Defendant’s assertion of exemption from the rule on the ground that it is not a municipal corporation is without merit. Illinois Rev.Stat. c. 122, § 151, Cahill’s Rev. St., c. 122, par. 152, creating the Board, provides that it shall be a body politic and corporate which may sue and be sued. In Board of Education v. Upham, 357 Ill. 263, 191 N.E. 876, 94 A.L.R. 813, the court held that the Board is a municipal corporation with territorial jurisdiction co-extensive with the City of Chicago, possessing the powers usually exercised by municipalities in issuing bonds and incurring indebtedness. The Board has power to collect taxes and we have previously adjudged that it, in performing this power and in distributing the proceeds, violated its duty as trustee of the funds. It is a trustee, just as the city was trustee in Conway v. City of Chicago, supra, and the village in Rothschild v. Village of Calumet Park, supra. We have previously held that the act of the Board in withholding payments from plaintiff was wrongful. The statute expressly provides for the payment of interest in such case. Defendant is clearly within the statute, as interpreted by the Supreme Court of Illinois, Conway v. City of Chicago, 237 Ill. 128, 86 N.E. 619; Shade v. City of Taylorville, 212 Ill.App. 512.
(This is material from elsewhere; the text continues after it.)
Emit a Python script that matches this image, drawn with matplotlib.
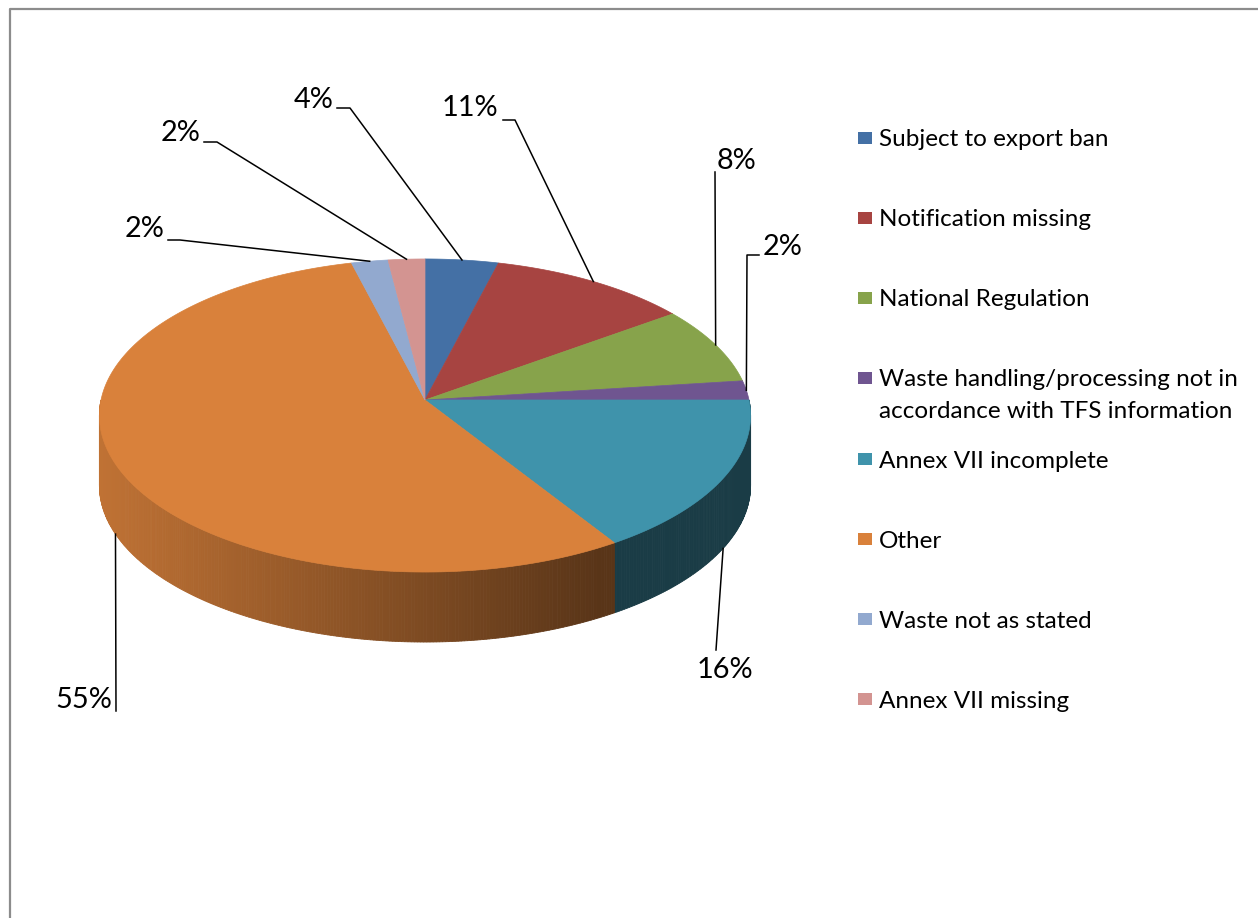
import numpy as np
import matplotlib
matplotlib.use('Agg')
import matplotlib.pyplot as plt
from matplotlib.patches import Polygon, Rectangle
from matplotlib.colors import to_rgb

# Share of infringements by type (percent)
categories = ['Subject to export ban', 'Notification missing', 'National Regulation',
              'Waste handling/processing not in\naccordance with TFS information',
              'Annex VII incomplete', 'Other', 'Waste not as stated', 'Annex VII missing']
shares = [4, 11, 8, 2, 16, 55, 2, 2]
colors = ['#4470a5', '#a74441', '#87a34b', '#6f5590',
          '#3f93ab', '#d9813b', '#92a9cf', '#d39491']

# label text centre and leader elbow points (pixels), one per slice
label_xy = [(314, 100), (470, 108), (737, 161), (783, 247),
            (725, 670), (84, 700), (145, 229), (181, 133)]
leader_pts = [[(337, 108), (350, 108)], [(503, 120), (515, 120)], [(715, 172)],
              [(759, 255), (747, 255)], [(716, 650)], [(116, 711)],
              [(168, 240), (180, 240)], [(204, 142), (217, 142)]]

W, H = 1258, 918
fig = plt.figure(figsize=(W / 100, H / 100), dpi=100)
ax = fig.add_axes([0, 0, 1, 1])
ax.set_xlim(0, W)
ax.set_ylim(H, 0)
ax.axis('off')
plt.rcParams['font.family'] = ['Lato', 'DejaVu Sans']

# pie geometry: centre, radii, perspective factor and thickness
cx, cy = 425, 400
a, b, k = 324, 155, 0.099
depth = 70


def proj(theta, drop=0.0):
    t = np.radians(theta)
    u, v = np.sin(t), np.cos(t)
    w = 1 + k * v
    return cx + a * u / w, cy - b * v / w + drop


def shade(x):
    return np.clip(0.88 - 0.48 * (x - 103) / 507, 0.41, 0.9)


total = sum(shares)
bounds = np.concatenate([[0], np.cumsum(shares)]) / total * 360

# chart border
ax.plot([10, 10, W + 5], [H + 5, 9, 9], color='#8c8c8c', lw=1.6, solid_capstyle='butt')

# visible side wall (front half), drawn in thin strips for the shading
for i, col in enumerate(colors):
    t0, t1 = max(bounds[i], 90), min(bounds[i + 1], 270)
    if t1 <= t0:
        continue
    steps = np.linspace(t0, t1, max(2, int((t1 - t0) / 0.5) + 1))
    base = np.array(to_rgb(col))
    for s0, s1 in zip(steps[:-1], steps[1:]):
        x0, y0 = proj(s0)
        x1, y1 = proj(s1)
        c = base * shade((x0 + x1) / 2)
        ax.add_patch(Polygon([(x0, y0), (x1, y1), (x1, y1 + depth), (x0, y0 + depth)],
                             closed=True, fc=c, ec=c, lw=0.6))

# top faces
for i, col in enumerate(colors):
    th = np.linspace(bounds[i], bounds[i + 1], 200)
    xs, ys = proj(th)
    pts = [(cx, cy)] + list(zip(xs, ys))
    ax.add_patch(Polygon(pts, closed=True, fc=col, ec=col, lw=0.5))

# data labels with leader lines
for i, s in enumerate(shares):
    mid = (bounds[i] + bounds[i + 1]) / 2
    front = 90 < mid < 270
    axp, ayp = proj(mid, depth if front else 0)
    path = leader_pts[i] + [(axp, ayp)]
    ax.plot([p[0] for p in path], [p[1] for p in path], color='black', lw=1.1)
    ax.text(label_xy[i][0], label_xy[i][1], f'{s}%', fontsize=20.8,
            ha='center', va='center', color='black')

# legend
rows = [138, 218, 298, 378, 459, 539, 619, 699]
for name, col, ry in zip(categories, colors, rows):
    ax.add_patch(Rectangle((858, ry - 6), 14, 12, fc=col, ec='none'))
    ax.text(879, ry - 8.5, name, fontsize=17.5, ha='left', va='top',
            color='black', linespacing=1.6)

fig.savefig('out.png', dpi=100)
Plaintiff insists also that allowance of interest was precluded by the law of this case as determined in the District Court and on the prior appeal. While we did not discuss interest, we did announce that plaintiff was entitled to its pro rata share of the tax money, which obviously, included both principal and interest .upon its warrants. The legal result of our decision was that interest, as an incident to the debt, followed it and that in determining the amount due plaintiff, as well as other warrant holders, the yardstick should be that to which it was legally entitled, namely, principal and interest. The court, rightfully, in determining any holder’s pro rata share, must consider interest.

The decree is reversed with directions to make the accounting in accord with this opinion; in all other respects it is affirmed.